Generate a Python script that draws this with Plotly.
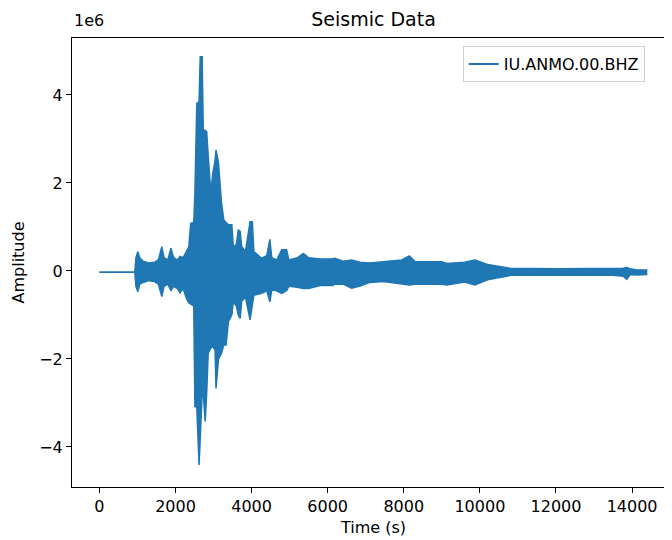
import plotly.graph_objects as go

# Envelope of the trace (time in s, amplitude in units of 1e6)
times = [0, 930, 960, 1010, 1060, 1150, 1300, 1450, 1550, 1640, 1700, 1800, 1880,
         1950, 2050, 2120, 2200, 2300, 2350, 2400, 2480, 2510, 2560, 2620, 2650,
         2700, 2730, 2780, 2820, 2860, 2930, 2980, 3040, 3065, 3130, 3210, 3270,
         3330, 3390, 3480, 3520, 3600, 3650, 3700, 3740, 3840, 3960, 4020, 4060,
         4265, 4400, 4480, 4530, 4660, 4790, 4920, 4980, 5200, 5360, 5500, 5800,
         6130, 6190, 6400, 6630, 6850, 7110, 7460, 7945, 8145, 8300, 9000, 9130,
         9600, 9870, 10200, 10700, 10800, 12000, 13500, 13770, 13860, 13950,
         14100, 14400]
upper = [-0.03, -0.03, 0.30, 0.44, 0.30, 0.22, 0.18, 0.20, 0.25, 0.55, 0.30, 0.25,
         0.52, 0.30, 0.25, 0.33, 0.30, 0.45, 0.55, 1.08, 1.10, 1.77, 3.81, 3.85,
         4.87, 4.87, 3.20, 3.20, 3.17, 2.60, 1.77, 2.22, 2.50, 2.75, 2.45, 1.54,
         1.16, 1.10, 1.05, 1.05, 0.55, 0.60, 0.93, 0.90, 0.55, 0.45, 1.12, 1.12,
         0.44, 0.29, 0.35, 0.72, 0.30, 0.25, 0.48, 0.48, 0.25, 0.30, 0.40, 0.30,
         0.27, 0.28, 0.29, 0.22, 0.25, 0.20, 0.18, 0.21, 0.25, 0.34, 0.21, 0.21,
         0.17, 0.20, 0.25, 0.15, 0.08, 0.06, 0.05, 0.06, 0.06, 0.08, 0.05, 0.03,
         0.02]
lower = [-0.03, -0.03, -0.35, -0.47, -0.30, -0.26, -0.22, -0.24, -0.30, -0.58,
         -0.35, -0.30, -0.45, -0.35, -0.40, -0.50, -0.40, -0.65, -0.72, -0.75,
         -0.80, -3.08, -3.10, -4.41, -3.80, -2.80, -2.78, -3.42, -2.78, -1.87,
         -1.75, -1.72, -1.80, -2.67, -2.00, -1.87, -1.68, -1.68, -1.15, -1.00,
         -0.70, -0.80, -1.00, -1.08, -0.68, -0.60, -1.11, -0.70, -0.55, -0.51,
         -0.45, -0.70, -0.43, -0.45, -0.51, -0.45, -0.35, -0.37, -0.40, -0.40,
         -0.33, -0.33, -0.30, -0.30, -0.39, -0.34, -0.26, -0.24, -0.30, -0.32,
         -0.30, -0.30, -0.32, -0.25, -0.32, -0.20, -0.12, -0.10, -0.10, -0.10,
         -0.12, -0.19, -0.08, -0.09, -0.08]

x_ticks = [0, 2000, 4000, 6000, 8000, 10000, 12000, 14000]
y_ticks = [-4, -2, 0, 2, 4]

color = '#1f77b4'
font = 'DejaVu Sans'

fig = go.Figure()

fig.add_trace(go.Scatter(x=times, y=upper, mode='lines',
                         line=dict(color=color, width=1.5), showlegend=False,
                         hoverinfo='skip'))
fig.add_trace(go.Scatter(x=times, y=lower, mode='lines', fill='tonexty',
                         fillcolor=color, line=dict(color=color, width=1.5),
                         showlegend=False, hoverinfo='skip'))
# legend entry only
fig.add_trace(go.Scatter(x=[None], y=[None], mode='lines', name='IU.ANMO.00.BHZ',
                         line=dict(color=color, width=2)))

# the page body adds an 8px offset, margins are set with that in mind
fig.update_layout(
    width=672, height=540,
    margin=dict(l=64, r=5, t=30, b=61),
    paper_bgcolor='white', plot_bgcolor='white',
    font=dict(family=font, size=16, color='black'),
    title=dict(text='Seismic Data', x=365.5 / 672, xanchor='center',
               y=1 - 11 / 540, yanchor='middle', yref='container',
               font=dict(size=19)),
    legend=dict(x=0.648, y=0.982, xanchor='left', yanchor='top',
                bordercolor='#d0d0d0', borderwidth=1, bgcolor='white',
                font=dict(size=16)),
    annotations=[dict(text='1e6', xref='paper', yref='paper', x=0, y=1.013,
                      xanchor='left', yanchor='bottom', showarrow=False,
                      font=dict(size=16))],
)

fig.update_xaxes(range=[-720, 15128], tickvals=x_ticks,
                 ticktext=[str(v) for v in x_ticks],
                 ticks='outside', ticklen=5, tickcolor='black',
                 showline=True, linecolor='black', linewidth=1, mirror=True,
                 showgrid=False, zeroline=False, automargin=False,
                 title=dict(text='Time (s)', standoff=6, font=dict(size=16)))
fig.update_yaxes(range=[-4.91, 5.295], tickvals=y_ticks,
                 ticks='outside', ticklen=5, tickcolor='black',
                 showline=True, linecolor='black', linewidth=1,
                 showgrid=False, zeroline=False, automargin=False,
                 title=dict(text='Amplitude', standoff=10, font=dict(size=16)))

fig.write_html("out.html")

───

▶ **THE PROBLEM**
Everything from the first line to the line with "import plotly.graph_objects as go" must be repeated exactly, and nothing else. Leave the pictures out.

▶ **EXERCISE RESPONSE**
Generate a Python script that draws this with Plotly.
import plotly.graph_objects as go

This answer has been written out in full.